6. Et maintenant permettez que mes pensées et les vôtres se tournent encore une fois ici, en ce lieu vers la Dame de Jasna Gora qui est source de vivante inspiration pour chacune d'entre vous. Chacune d'entre vous, en écoutant les paroles prononcées à Nazareth par Marie répète avec elle : "Voici la servante du Seigneur, qu'il me soit fait selon sa parole" (Lc 1, 38). Dans ces paroles est contenu d'une certaine façon le prototype de toute profession religieuse, moyennant laquelle chacune d'entre vous embrasse, avec tout son être, le mystère de la grâce transmise dans la vocation religieuse. Chacune d'entre vous, comme Marie, choisit Jésus, le divin époux. Et en réalisant les vœux de pauvreté, de chasteté et d'obéissance, désire vivre pour Lui, pour son amour. Moyennant ces vœux chacune d'entre vous désiré rendre témoignage à la vie éternelle que le Christ nous a apportée dans sa croix et dans sa résurrection.

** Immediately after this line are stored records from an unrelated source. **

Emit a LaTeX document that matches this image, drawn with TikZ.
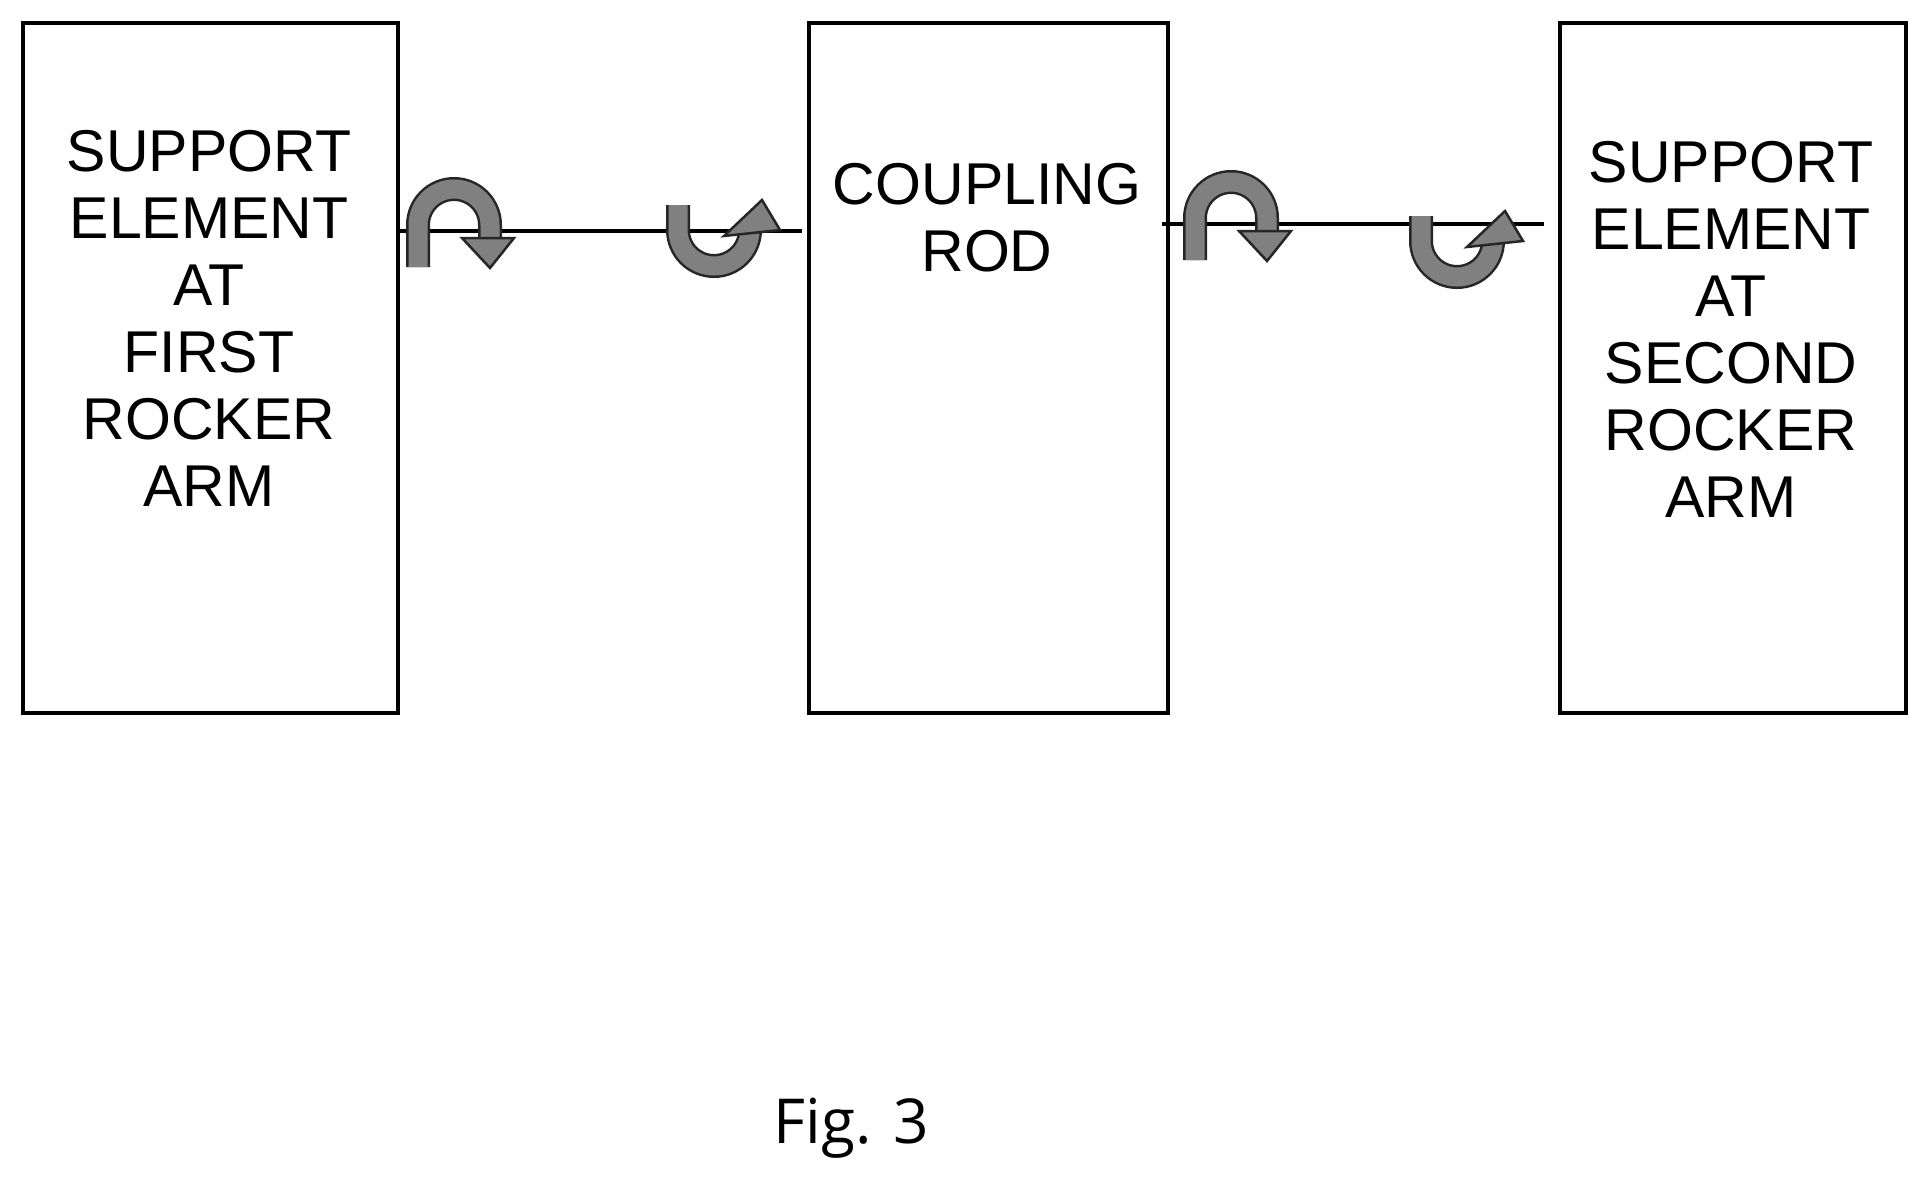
\documentclass[tikz,border=0pt]{standalone}
\usepackage{fontspec}
\setmainfont{Liberation Sans}
\newfontfamily\figfont{Open Sans}
\usetikzlibrary{positioning}

% turning arrow, going over the axis
\newcommand{\turnover}[1]{%
  \begin{scope}[shift={#1}]
    \draw[twist] (418,267) -- (418,225) arc[start angle=180,end angle=360,radius=36] -- (490,238);
    \filldraw[twisthead] (462,238) -- (514,238) -- (490,268) -- cycle;
  \end{scope}}
% turning arrow, going under the axis
\newcommand{\turnunder}[1]{%
  \begin{scope}[shift={#1}]
    \draw[twist] (678,205) -- (678,230) arc[start angle=180,end angle=0,radius=36] -- (750,232);
    \filldraw[twisthead] (724,236) -- (780,230) -- (762,200) -- cycle;
  \end{scope}}

\begin{document}
\begin{tikzpicture}[x=1pt,y=-1pt,
  block/.style={draw,line width=4pt,anchor=north west,inner sep=0pt},
  label/.style={align=center,font=\fontsize{59}{67}\selectfont},
  axis/.style={line width=4.5pt},
  twist/.style={double=black!50,double distance=19pt,line width=2.5pt,draw=black!85},
  twisthead/.style={fill=black!50,draw=black!85,line width=2.5pt,line join=miter}]
\useasboundingbox (0,0) rectangle (1924,1181);

\node[block,minimum width=375pt,minimum height=690pt] (first) at (21,21) {};
\node[block,minimum width=359pt,minimum height=690pt] (rod) at (807,21) {};
\node[block,minimum width=346pt,minimum height=690pt] (second) at (1558,21) {};

\node[label] (firstlabel) at (209,318) {SUPPORT\\ELEMENT\\AT\\FIRST\\ROCKER\\ARM};
\node[label] (rodlabel) at (987,218) {COUPLING\\ROD};
\node[label] (secondlabel) at (1731,329) {SUPPORT\\ELEMENT\\AT\\SECOND\\ROCKER\\ARM};

\coordinate (axisA) at (802,231);
\coordinate (axisB) at (1162,224);
\coordinate (axisC) at (1544,224);
\draw[axis] (first.east |- axisA) -- (axisA);
\draw[axis] (axisB) -- (axisC);

\turnover{(0,0)}
\turnunder{(0,0)}
\turnover{(777,-7)}
\turnunder{(743,11)}

\node[font=\figfont\fontsize{62}{70}\selectfont] (fig) at (851,1128) {Fig. 3};
\end{tikzpicture}
\end{document}
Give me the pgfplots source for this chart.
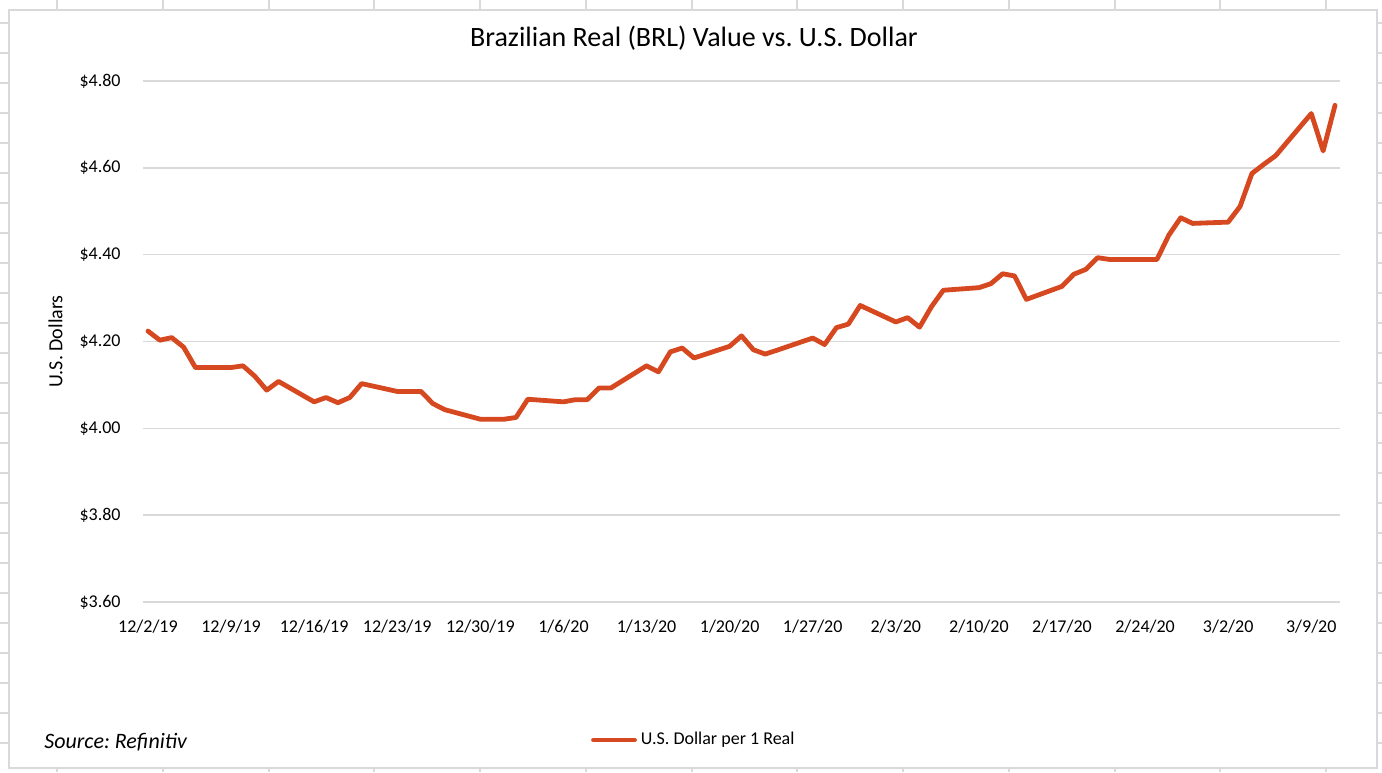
\documentclass[border=0pt]{standalone}
\usepackage{fontspec}
\setmainfont{Carlito}
\usepackage{pgfplots}
\pgfplotsset{compat=1.18}
\usepackage{pgfplotstable}
\definecolor{sheetgray}{RGB}{217,217,217}
\definecolor{brl}{RGB}{214,72,32}
\frenchspacing
\pgfplotstableread{
day value
0 4.224
1 4.203
2 4.209
3 4.187
4 4.140
7 4.140
8 4.144
9 4.120
10 4.088
11 4.108
14 4.061
15 4.071
16 4.059
17 4.071
18 4.103
21 4.085
22 4.085
23 4.085
24 4.057
25 4.043
28 4.021
29 4.021
30 4.021
31 4.025
32 4.067
35 4.061
36 4.066
37 4.066
38 4.093
39 4.093
42 4.144
43 4.130
44 4.176
45 4.185
46 4.162
49 4.189
50 4.213
51 4.181
52 4.171
53 4.180
56 4.208
57 4.193
58 4.232
59 4.240
60 4.283
63 4.245
64 4.255
65 4.233
66 4.280
67 4.318
70 4.324
71 4.333
72 4.356
73 4.351
74 4.297
77 4.327
78 4.355
79 4.366
80 4.393
81 4.389
84 4.389
85 4.389
86 4.445
87 4.485
88 4.472
91 4.475
92 4.511
93 4.587
94 4.608
95 4.628
98 4.725
99 4.639
100 4.744
}\brltable
\begin{document}
\begin{tikzpicture}
\useasboundingbox (0,0) rectangle (691pt,386pt);
\foreach \x in {57,163,269,374,480,586,692,797,903,1009,1115,1220,1326}
  \draw[sheetgray, line width=1pt] ({\x*0.5pt},0) -- ({\x*0.5pt},386pt);
\foreach \y in {23,53,...,743}
  \draw[sheetgray, line width=1pt] (0,{(772-\y)*0.5pt}) -- (691pt,{(772-\y)*0.5pt});
\filldraw[fill=white, draw=sheetgray, line width=1pt] (4.5pt,2pt) rectangle (688.5pt,381pt);
\node[anchor=base, font=\fontsize{14}{16}\selectfont] at (347pt,362.6pt) {Brazilian Real (BRL) Value vs. U.S. Dollar};
\node[anchor=base west, inner sep=0pt, font=\fontsize{11}{13}\selectfont\itshape] at (22pt,12pt) {Source: Refinitiv};
\begin{axis}[
  at={(71.5pt,85pt)}, anchor=south west,
  scale only axis, width=598.5pt, height=260.5pt,
  xmin=-0.42, xmax=100.42, ymin=3.6, ymax=4.8,
  clip=false,
  axis line style={draw=none},
  major tick length=0pt,
  ymajorgrids,
  grid style={sheetgray, line width=0.75pt},
  xtick={0,7,14,21,28,35,42,49,56,63,70,77,84,91,98},
  xticklabels={12/2/19,12/9/19,12/16/19,12/23/19,12/30/19,1/6/20,1/13/20,1/20/20,1/27/20,2/3/20,2/10/20,2/17/20,2/24/20,3/2/20,3/9/20},
  ytick={3.6,3.8,4.0,4.2,4.4,4.6,4.8},
  yticklabels={\$3.60,\$3.80,\$4.00,\$4.20,\$4.40,\$4.60,\$4.80},
  tick label style={font=\fontsize{9}{11}\selectfont},
  yticklabel style={anchor=east, inner sep=0pt, xshift=-11pt},
  xticklabel style={anchor=north, inner sep=0pt, yshift=-9pt},
  ylabel={U.S. Dollars},
  every axis y label/.style={at={(rel axis cs:-0.073,0.5)}, rotate=90, anchor=center, font=\fontsize{10}{12}\selectfont},
  legend style={at={(rel axis cs:0.461,-0.265)}, anchor=center, draw=none, fill=none, font=\fontsize{9}{11}\selectfont},
  legend image code/.code={\draw[#1] (0pt,0pt) -- (20.5pt,0pt);},
]
\addplot[color=brl, line width=2.4pt, line join=round, line cap=round] table[x=day, y=value] {\brltable};
\addlegendentry{U.S. Dollar per 1 Real}
\end{axis}
\end{tikzpicture}
\end{document}
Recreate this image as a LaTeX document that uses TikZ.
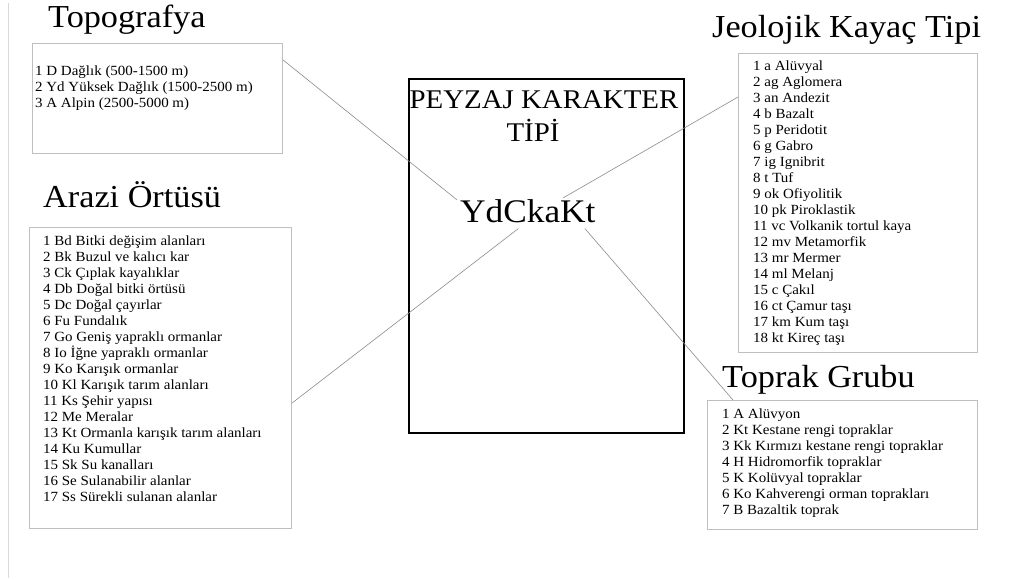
\documentclass[tikz,border=0pt]{standalone}
\usepackage{fontspec}
\setmainfont{Liberation Serif}[FakeStretch=1.07]
\usetikzlibrary{calc}
\tikzset{
  listbox/.style={draw=black!25, line width=1.1pt, rectangle, inner sep=0pt, anchor=north west},
  title/.style={font=\fontsize{32}{36}\selectfont, inner sep=0pt, anchor=base west},
  listtext/.style={font=\fontsize{14}{16}\selectfont, align=left, inner sep=0pt, anchor=north west},
  conn/.style={draw=black!45, line width=0.6pt},
  mainbox/.style={draw=black, line width=2pt, rectangle, inner sep=0pt, anchor=north west},
}
\begin{document}
\begin{tikzpicture}[x=1pt,y=-1pt]
\useasboundingbox[fill=white] (0,0) rectangle (1029,580);
\coordinate (f1) at (8,3);
\coordinate (f2) at (8,578);
\draw[black!15, line width=1pt] (f1) -- (f2);

% boxes
\node[listbox, minimum width=250pt, minimum height=110pt] (topo) at (32,43) {};
\node[listbox, minimum width=262pt, minimum height=301pt] (arazi) at (29,227) {};
\node[listbox, minimum width=239pt, minimum height=299pt] (jeo) at (738,53) {};
\node[listbox, minimum width=270pt, minimum height=129pt] (toprak) at (707,400) {};
\node[mainbox, minimum width=275pt, minimum height=354pt] (main) at (408,78) {};

% titles
\node[title] (ttopo) at (48,28) {Topografya};
\node[title] (tarazi) at (43,208) {Arazi Örtüsü};
\node[title] (tjeo) at (712,38) {Jeolojik Kayaç Tipi};
\node[title] (ttoprak) at (722,387) {Toprak Grubu};

% center texts
\node[font=\fontsize{27}{30}\selectfont, inner sep=0pt, anchor=base] (peyzaj) at (544,109) {PEYZAJ KARAKTER};
\node[font=\fontsize{27}{30}\selectfont, inner sep=0pt, anchor=base] (tipi) at (533,142) {TİPİ};
\node[font=\fontsize{33}{36}\selectfont, inner sep=0pt, anchor=base west] (ydc) at (460,223) {YdCkaKt};

% lists
\node[listtext] (ltopo) at (35,66) {1 D Dağlık (500-1500 m)\\2 Yd Yüksek Dağlık (1500-2500 m)\\3 A Alpin (2500-5000 m)};
\node[listtext] (larazi) at (43,236) {1 Bd Bitki değişim alanları\\2 Bk Buzul ve kalıcı kar\\3 Ck Çıplak kayalıklar\\4 Db Doğal bitki örtüsü\\5 Dc Doğal çayırlar\\6 Fu Fundalık\\7 Go Geniş yapraklı ormanlar\\8 Io İğne yapraklı ormanlar\\9 Ko Karışık ormanlar\\10 Kl Karışık tarım alanları\\11 Ks Şehir yapısı\\12 Me Meralar\\13 Kt Ormanla karışık tarım alanları\\14 Ku Kumullar\\15 Sk Su kanalları\\16 Se Sulanabilir alanlar\\17 Ss Sürekli sulanan alanlar};
\node[listtext] (ljeo) at (753,61) {1 a Alüvyal\\2 ag Aglomera\\3 an Andezit\\4 b Bazalt\\5 p Peridotit\\6 g Gabro\\7 ig Ignibrit\\8 t Tuf\\9 ok Ofiyolitik\\10 pk Piroklastik\\11 vc Volkanik tortul kaya\\12 mv Metamorfik\\13 mr Mermer\\14 ml Melanj\\15 c Çakıl\\16 ct Çamur taşı\\17 km Kum taşı\\18 kt Kireç taşı};
\node[listtext] (ltoprak) at (722,409) {1 A Alüvyon\\2 Kt Kestane rengi topraklar\\3 Kk Kırmızı kestane rengi topraklar\\4 H Hidromorfik topraklar\\5 K Kolüvyal topraklar\\6 Ko Kahverengi orman toprakları\\7 B Bazaltik toprak};

% connector end points
\coordinate (c1) at ($(topo.north east)+(0,17)$);
\coordinate (c2) at ($(arazi.north east)+(0,176)$);
\coordinate (c3) at ($(jeo.north west)+(0,44)$);
\coordinate (c4) at ($(toprak.north west)+(26,0)$);
\coordinate (y1) at ($(ydc.north west)+(-3,0)$);
\coordinate (y2) at ($(ydc.south west)!0.43!(ydc.south east)+(0,5)$);
\coordinate (y3) at ($(ydc.north west)!0.76!(ydc.north east)+(0,-2)$);
\coordinate (y4) at ($(ydc.south west)!0.92!(ydc.south east)+(0,5)$);

\draw[conn] (c1) -- (y1);
\draw[conn] (c2) -- (y2);
\draw[conn] (y3) -- (c3);
\draw[conn] (y4) -- (c4);
\end{tikzpicture}
\end{document}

Chères sœurs, ce qui vous constitue comme signe vivant au milieu des hommes est inestimable. Et en embrassant avec foi, espérance et charité le divin époux, vous l'embrassez dans les nombreuses personnes que vous servez: dans les malades, dans les vieillards, dans les boiteux, dans les handicapés dont personne d'autre que vous n'est capable de s'occuper parce que, pour cela, un sacrifice vraiment héroïque est nécessaire. Et où trouverez-vous encore le Christ lui-même ? Dans les enfants, dans les jeunes du catéchisme, dans la pastorale aux côtés des prêtres. Vous le trouverez dans le service le plus simple aussi bien que dans les travaux qui exigent parfois une formation et une culture profondes. Vous le trouverez partout, comme l'épouse du Cantique des Cantiques : "...j'ai trouvé l'amour de mon cœur" (Cantique 3, 4).
Que la Pologne se réjouisse toujours de votre témoignage de l'Evangile ! Que ne manquent pas ces cœurs ardents qui portent l'amour évangélique au prochain. Et vous, réjouissez-vous toujours de la joie de votre vocation, même quand vous devrez éprouver des souffrances intérieures ou extérieures ou bien l'obscurité.
Le Pape Jean-Paul II désire demander tout cela avec vous pendant ce très saint sacrifice de la messe.